Introducing nvim-deardiary

February 7, 2021

#neovim #lua #nvim-deardiary

I’ve been working on a Neovim plugin written in Lua for a while now called nvim-deardiary. I’ve been using it regularly over the past month or so and I think it’s now in a good enough state to release.

Motivation

I used to use vimwiki which is a very popular vim plugin that lets you manage a number of personal wikis. I never actually used the wiki functionality but it did have one cool feature that lets you keep a daily journal per wiki using a few simple key bindings. However, I found vimwiki to be lacking in several ways:

  1. Journal entries can only be kept per day. I often like having entries per week as well and I didn’t find a built in way to do weekly entries in vimwiki.
  2. Flat file structure. Vimwiki keeps entries in “YYYY-MM-DD” format under a single directory but I found it hard to navigate in the filesystem since there can be many files. Over years, the directory could have thousands of files which I didn’t like the thought of. I prefer a nested structure like “YYYY/MM/DD” to keep entries organized when I need to look at them directly. Typically, I use fuzzy finders to search through my wiki so having an index file of all the entries in one directory was unnecessary for me.
  3. No built-in way to template journal entries. I often like all entries in a journal to have a standard format and there wasn’t a built-in way to do templating with vimwiki. It’s possible to do it but it requires using python/bash scripts and some autocommands. It worked but it always felt like a hack.
  4. Vimwiki was too big of a plugin for my taste. The plugin has so many features and I spent a lot of time configuring it to work with markdown. I didn’t like how vimwiki provides it’s own filetype even when using the markdown mode since it caused conflicts with other plugins.

Ultimately, I didn’t really need a wiki just a journaling plugin so I decided to create my own.

Project Overview

nvim-deardiary has the following features:

  • Manage multiple journals
  • Set different frequencies of entries per journal (ex. daily, weekly)
  • Custom frequencies of journal entries (ex. can add quarterly frequencies)
  • Control filesystem paths of new entries
  • Templating of new entires

Note: Neovim 0.5+ is a requirement since the plugin is written in Lua and uses apis that may not be present in 0.4.4 or earlier.
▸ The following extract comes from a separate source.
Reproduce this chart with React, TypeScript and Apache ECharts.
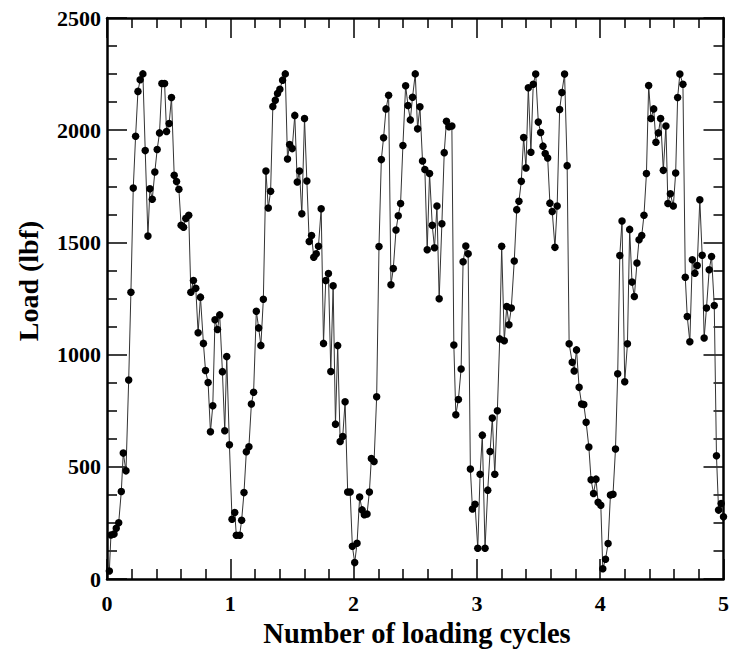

Visit the repo to learn how to install, configure, and use the plugin. Please open an issue for bugs and feature requests.
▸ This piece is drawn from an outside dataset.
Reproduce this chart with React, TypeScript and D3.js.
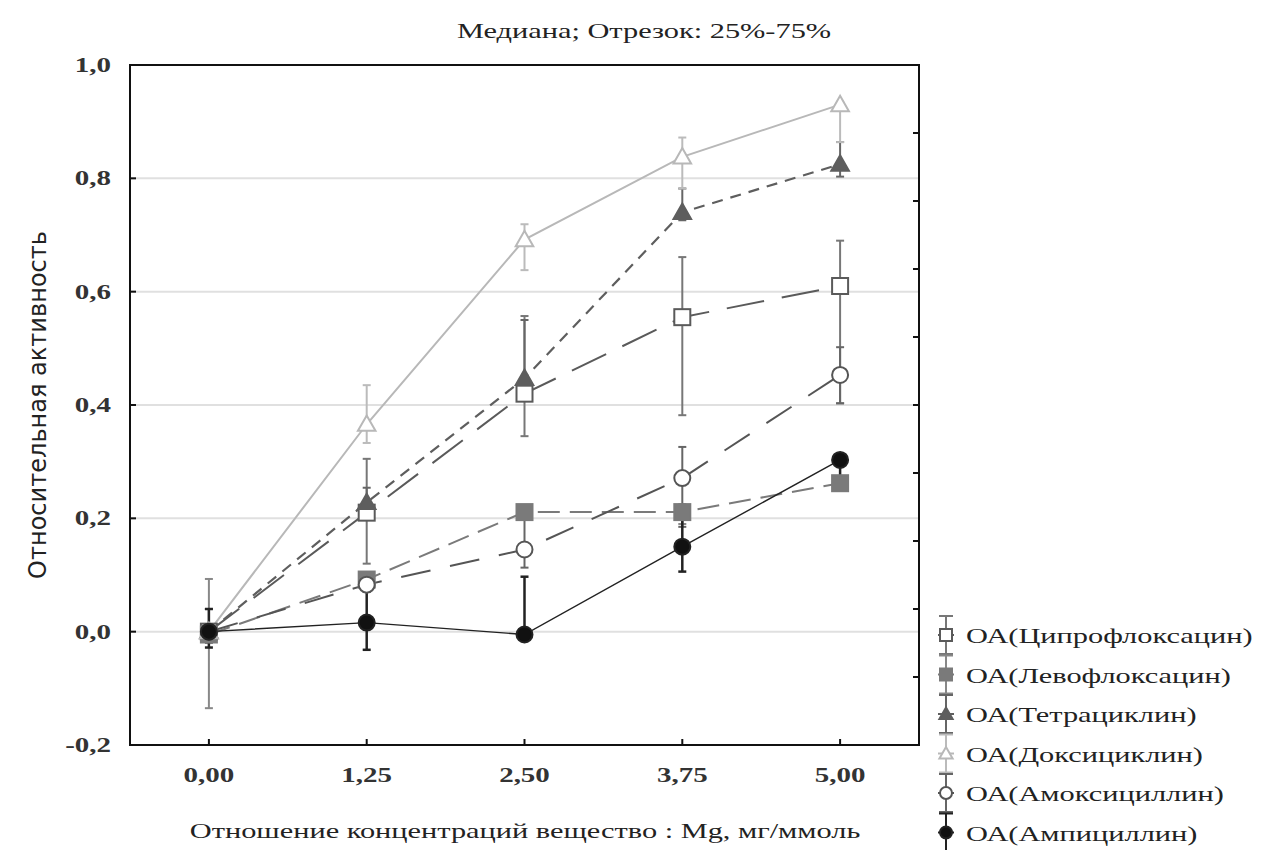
import React from "react";
import * as d3 from "d3";

const categories = ["0,00", "1,25", "2,50", "3,75", "5,00"];
const yTicks = [-0.2, 0, 0.2, 0.4, 0.6, 0.8, 1.0];
const gridValues = [0, 0.2, 0.4, 0.6, 0.8];

// median, lower (25%), upper (75%)
const ciproMed = [0, 0.21, 0.42, 0.555, 0.61];
const ciproLo = [-0.02, 0.12, 0.345, 0.382, 0.403];
const ciproHi = [0.04, 0.305, 0.557, 0.661, 0.69];

const levoMed = [-0.005, 0.092, 0.211, 0.211, 0.262];
const levoLo = [-0.135, 0.08, 0.2, 0.19, 0.25];
const levoHi = [0.093, 0.1, 0.22, 0.225, 0.27];

const tetraMed = [0, 0.228, 0.447, 0.74, 0.825];
const tetraLo = [-0.01, 0.2, 0.42, 0.726, 0.803];
const tetraHi = [0.01, 0.254, 0.55, 0.782, 0.864];

const doxyMed = [0, 0.366, 0.692, 0.838, 0.93];
const doxyLo = [-0.01, 0.333, 0.638, 0.782, 0.864];
const doxyHi = [0.01, 0.435, 0.719, 0.872, 0.935];

const amoxMed = [0, 0.083, 0.145, 0.271, 0.453];
const amoxLo = [-0.01, 0.07, 0.113, 0.185, 0.403];
const amoxHi = [0.01, 0.1, 0.2, 0.326, 0.502];

const ampMed = [0, 0.016, -0.005, 0.15, 0.303];
const ampLo = [-0.028, -0.032, -0.005, 0.106, 0.268];
const ampHi = [0.04, 0.09, 0.097, 0.2, 0.31];

const series = [
  { name: "ОА(Ципрофлоксацин)", med: ciproMed, lo: ciproLo, hi: ciproHi, color: "#5a5a5a", bar: "#777", marker: "square", fill: "#fff", dash: "38,18", lw: 2 },
  { name: "ОА(Левофлоксацин)", med: levoMed, lo: levoLo, hi: levoHi, color: "#7a7a7a", bar: "#888", marker: "square", fill: "#7a7a7a", dash: "22,10", lw: 2 },
  { name: "ОА(Тетрациклин)", med: tetraMed, lo: tetraLo, hi: tetraHi, color: "#5e5e5e", bar: "#666", marker: "triangle", fill: "#5e5e5e", dash: "11,8", lw: 2.2 },
  { name: "ОА(Доксициклин)", med: doxyMed, lo: doxyLo, hi: doxyHi, color: "#b8b8b8", bar: "#bbb", marker: "triangle", fill: "#fff", dash: "", lw: 2 },
  { name: "ОА(Амоксициллин)", med: amoxMed, lo: amoxLo, hi: amoxHi, color: "#555", bar: "#666", marker: "circle", fill: "#fff", dash: "30,20", lw: 2 },
  { name: "ОА(Ампициллин)", med: ampMed, lo: ampLo, hi: ampHi, color: "#222", bar: "#222", marker: "circle", fill: "#111", dash: "", lw: 1.4 },
];

const serif = "'Liberation Serif', 'DejaVu Serif', serif";
const stretch = 1.38; // the source picture is stretched sideways

function Marker({ type, x, y, color, fill, size = 8 }: any) {
  if (type === "square")
    return <rect x={x - size} y={y - size} width={size * 2} height={size * 2} fill={fill} stroke={color} strokeWidth={2} />;
  if (type === "triangle") {
    const s = size * 1.1;
    return <path d={`M${x},${y - s}L${x + s},${y + s * 0.75}L${x - s},${y + s * 0.75}Z`} fill={fill} stroke={color} strokeWidth={2} />;
  }
  return <circle cx={x} cy={y} r={size} fill={fill} stroke={color} strokeWidth={2} />;
}

function SText({ x, y, anchor = "start", size = 22, weight = "normal", fill = "#222", children }: any) {
  return (
    <text
      transform={`translate(${x},${y}) scale(${stretch},1)`}
      textAnchor={anchor}
      fontFamily={serif}
      fontSize={size}
      fontWeight={weight}
      fill={fill}
    >
      {children}
    </text>
  );
}

export default function App() {
  const left = 130, right = 919, top = 65, bottom = 745;
  const x = d3.scalePoint<string>().domain(categories).range([left, right]).padding(0.5);
  const y = d3.scaleLinear().domain([-0.2, 1.0]).range([bottom, top]);
  const rightTicks = d3.range(1, 10).map((i) => top + ((bottom - top) * i) / 10);

  return (
    <svg width={1272} height={850} style={{ position: "absolute", left: 0, top: 0, background: "#fff" }}>
      <rect width={1272} height={850} fill="#fff" />
      <SText x={644} y={38} anchor="middle" size={22}>
        Медиана; Отрезок: 25%-75%
      </SText>

      {gridValues.map((v) => (
        <line key={v} x1={left} x2={right} y1={y(v)} y2={y(v)} stroke="#e0e0e0" strokeWidth={2} />
      ))}

      {series.map((s) => {
        const line = d3
          .line<number>()
          .x((_, i) => x(categories[i]) as number)
          .y((d) => y(d));
        return (
          <path key={s.name} d={line(s.med) || ""} fill="none" stroke={s.color} strokeWidth={s.lw} strokeDasharray={s.dash || undefined} />
        );
      })}

      {series.map((s) => (
        <g key={s.name + "err"}>
          {categories.map((c, i) => {
            const cx = x(c) as number;
            return (
              <g key={c} stroke={s.bar} strokeWidth={s.name.includes("Ампи") ? 2.5 : 2}>
                <line x1={cx} x2={cx} y1={y(s.lo[i])} y2={y(s.hi[i])} />
                <line x1={cx - 4} x2={cx + 4} y1={y(s.lo[i])} y2={y(s.lo[i])} />
                <line x1={cx - 4} x2={cx + 4} y1={y(s.hi[i])} y2={y(s.hi[i])} />
              </g>
            );
          })}
        </g>
      ))}

      {series.map((s) => (
        <g key={s.name + "m"}>
          {categories.map((c, i) => (
            <Marker key={c} type={s.marker} x={x(c)} y={y(s.med[i])} color={s.color} fill={s.fill} />
          ))}
        </g>
      ))}

      <rect x={left} y={top} width={right - left} height={bottom - top} fill="none" stroke="#111" strokeWidth={2} />
      {yTicks.map((v) => (
        <g key={v}>
          <line x1={left} x2={left + 6} y1={y(v)} y2={y(v)} stroke="#111" strokeWidth={2} />
          <SText x={left - 19} y={y(v) + 7} anchor="end" size={21} weight="bold" fill="#333">
            {v.toFixed(1).replace(".", ",")}
          </SText>
        </g>
      ))}
      {rightTicks.map((t) => (
        <line key={t} x1={right - 6} x2={right} y1={t} y2={t} stroke="#111" strokeWidth={2} />
      ))}
      {categories.map((c) => (
        <g key={c}>
          <line x1={x(c)} x2={x(c)} y1={bottom - 6} y2={bottom} stroke="#111" strokeWidth={2} />
          <SText x={x(c)} y={bottom + 37} anchor="middle" size={21} weight="bold" fill="#333">
            {c}
          </SText>
        </g>
      ))}

      <SText x={525} y={838} anchor="middle" size={22}>
        Отношение концентраций вещество : Mg, мг/ммоль
      </SText>
      <text
        transform={`translate(46,405) rotate(-90)`}
        textAnchor="middle"
        fontFamily="'Liberation Sans Narrow', 'DejaVu Sans Condensed', 'Liberation Sans', sans-serif"
        fontSize={24}
        textLength={348}
        lengthAdjust="spacingAndGlyphs"
        fill="#222"
      >
        Относительная активность
      </text>

      {series.map((s, i) => {
        const cy = 635 + i * 39.5;
        const sx = 946;
        return (
          <g key={s.name + "leg"}>
            <g stroke={s.bar} strokeWidth={2}>
              <line x1={sx} x2={sx} y1={cy - 19} y2={cy + 19} />
              <line x1={sx - 7} x2={sx + 7} y1={cy - 19} y2={cy - 19} />
              <line x1={sx - 7} x2={sx + 7} y1={cy + 19} y2={cy + 19} />
              <line x1={sx - 8} x2={sx + 8} y1={cy} y2={cy} stroke={s.color} />
            </g>
            <Marker type={s.marker} x={sx} y={cy} color={s.color} fill={s.fill} size={6} />
            <SText x={966} y={cy + 8} size={22}>
              {s.name}
            </SText>
          </g>
        );
      })}
    </svg>
  );
}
An example of an advanced configuration can be found in my dotfiles.

Design Decisions

Since plugins for Neovim nightly can be created in either Lua or Vimscript, I had to seriously evaluate between these two options for creating my plugin. I went with Lua since it had several advantages over Vimscript for my use case:

  1. A simple, one file datetime library that I could vendor with my plugin. This library had all the datetime manipulation methods I needed. I couldn’t find an alternative in Vimscript, at least not one with documentation as thorough as this Lua library.
  2. Unit testing using busted. busted is a pretty fully featured unit testing library in Lua. It comes with all the basics you can expect in a unit testing library and it’s very ergonomic. I didn’t know if Vimscript has an equivalent to busted or if I did find them, I couldn’t figure out how to use them.
  3. Access to luarocks. My plugin doesn’t need luarocks to function since the datetime library is actually contained with the plugin source. However, access to luarocks was invaluable for testing since I could access filesystem and path manipulation libraries. Using penlight, I could create mocks of any neovim apis that I used which allowed me to unit test my plugin easily. It’s super useful for running tests in CI without actually building Neovim and using its plugin infrastructure to test your plugin. Although that method of plugin testing was overkill for me, it is a perfectly viable option for some use cases as described in this blog post.
  4. Clean and easy syntax. This point is purely subjective but I found Lua to be more approachable as a programming language than Vimscript. Vimscript is nice for configuring Neovim/Vim but I liked the idea of writing something in Lua much more than Vimscript.

I’m very happy with my choice of writing the plugin in Lua. Inspired by popular Lua plugins, I chose to expose configuration of journal frequencies using callbacks since this provides a lot of flexbility for configuration. Ever since packer.nvim got luarocks support I’ve been using penlight templating to template journal entries in my dotfiles. No need for the python scripts I used before with vimiwki. Overall, writing the plugin in Lua was rewarding experience. I could never imagine myself writing a plugin for Neovim before. I’m very excited for the future of Neovim and it’s plugin ecosystem.